## DIRECTIONS
Count how many lines of the data include "this". The answer is that number and nothing else.
++++++++++++++++++++
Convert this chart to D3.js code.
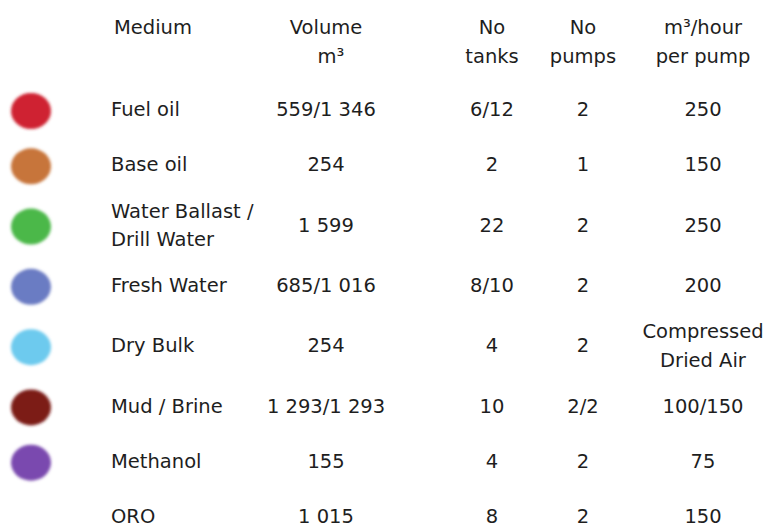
<!DOCTYPE html>
<html>
<head>
<meta charset="utf-8">
<script src="https://cdn.jsdelivr.net/npm/d3@7"></script>
<style>
  body { margin: 0; background: #fff; }
  svg text { font-family: "DejaVu Sans", Verdana, sans-serif; font-size: 19.5px; fill: #1e1e1e; }
</style>
</head>
<body>
<svg width="773" height="527"></svg>
<script>
// table content
var headers = ['Medium', 'Volume\nm³', 'No\ntanks', 'No\npumps', 'm³/hour\nper pump'];
var media = ['Fuel oil', 'Base oil', 'Water Ballast /\nDrill Water', 'Fresh Water', 'Dry Bulk', 'Mud / Brine', 'Methanol', 'ORO'];
var volumes = ['559/1 346', '254', '1 599', '685/1 016', '254', '1 293/1 293', '155', '1 015'];
var tanks = ['6/12', '2', '22', '8/10', '4', '10', '4', '8'];
var pumps = ['2', '1', '2', '2', '2', '2/2', '2', '2'];
var rates = ['250', '150', '250', '200', 'Compressed\nDried Air', '100/150', '75', '150'];
var dotColors = ['#cf2331', '#c7743a', '#4cb848', '#6b7bc3', '#6dcaee', '#7b1c15', '#7a4aaf', null];

var svg = d3.select('svg');

// blurry dot edges
svg.append('defs').append('filter')
    .attr('id', 'soft')
    .append('feGaussianBlur')
    .attr('stdDeviation', 1.6);

// 0. layout scales
// ----------------------------------
var cols = ['medium', 'volume', 'tanks', 'pumps', 'rate'];
var x = d3.scaleOrdinal().domain(cols).range([111, 326, 492, 583, 703]);
var anchor = d3.scaleOrdinal().domain(cols).range(['start', 'middle', 'middle', 'middle', 'middle']);

// row centres: two-line rows take a bit more room
var lineCount = media.map((m, i) => Math.max(m.split('\n').length, rates[i].split('\n').length));
var rowH = lineCount.map(n => 55 + 10 * (n - 1));
var centres = [];
rowH.reduce((acc, h) => { centres.push(acc + h / 2); return acc + h; }, 0);
var y = d3.scaleLinear()
    .domain([centres[0], centres[centres.length - 1]])
    .range([109, 516]);

var lineGap = 28.5;
var capHalf = 7.2; // half cap height, to centre text on row

function multiline(sel, txt) {
    var parts = txt.split('\n');
    var x0 = sel.attr('x');
    sel.selectAll('tspan')
        .data(parts)
        .join('tspan')
        .attr('x', x0)
        .attr('dy', (d, i) => i === 0 ? -(parts.length - 1) * lineGap / 2 : lineGap)
        .text(d => d);
}

// 1. header
// ----------------------------------
svg.append('g').classed('header', true)
    .selectAll('text')
    .data(headers)
    .join('text')
    .attr('x', (d, i) => x(cols[i]) + (i === 0 ? 3 : 0))
    .attr('y', 34)
    .attr('text-anchor', (d, i) => anchor(cols[i]))
    .each(function(d, i) {
        var t = d3.select(this);
        d.split('\n').forEach((p, j) => {
            t.append('tspan')
                .attr('x', +t.attr('x') + (i === 1 && j === 1 ? 5 : 0))
                .attr('dy', j === 0 ? 0 : 29)
                .text(p);
        });
    });

// 2. dots
// ----------------------------------
svg.append('g').classed('dots', true)
    .selectAll('ellipse')
    .data(dotColors.map((c, i) => ({c: c, i: i})).filter(d => d.c))
    .join('ellipse')
    .attr('cx', 31)
    .attr('cy', d => y(centres[d.i]) + 2)
    .attr('rx', 20)
    .attr('ry', 18)
    .attr('fill', d => d.c)
    .attr('filter', 'url(#soft)');

// 3. cells
// ----------------------------------
var columns = [media, volumes, tanks, pumps, rates];
var body = svg.append('g').classed('body', true);
columns.forEach((vals, c) => {
    body.append('g')
        .selectAll('text')
        .data(vals)
        .join('text')
        .attr('x', x(cols[c]))
        .attr('y', (d, i) => y(centres[i]) + capHalf)
        .attr('text-anchor', anchor(cols[c]))
        .each(function(d) { multiline(d3.select(this), d); });
});
</script>
</body>
</html>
++++++++++++++++++++
## RIGHT ANSWER
3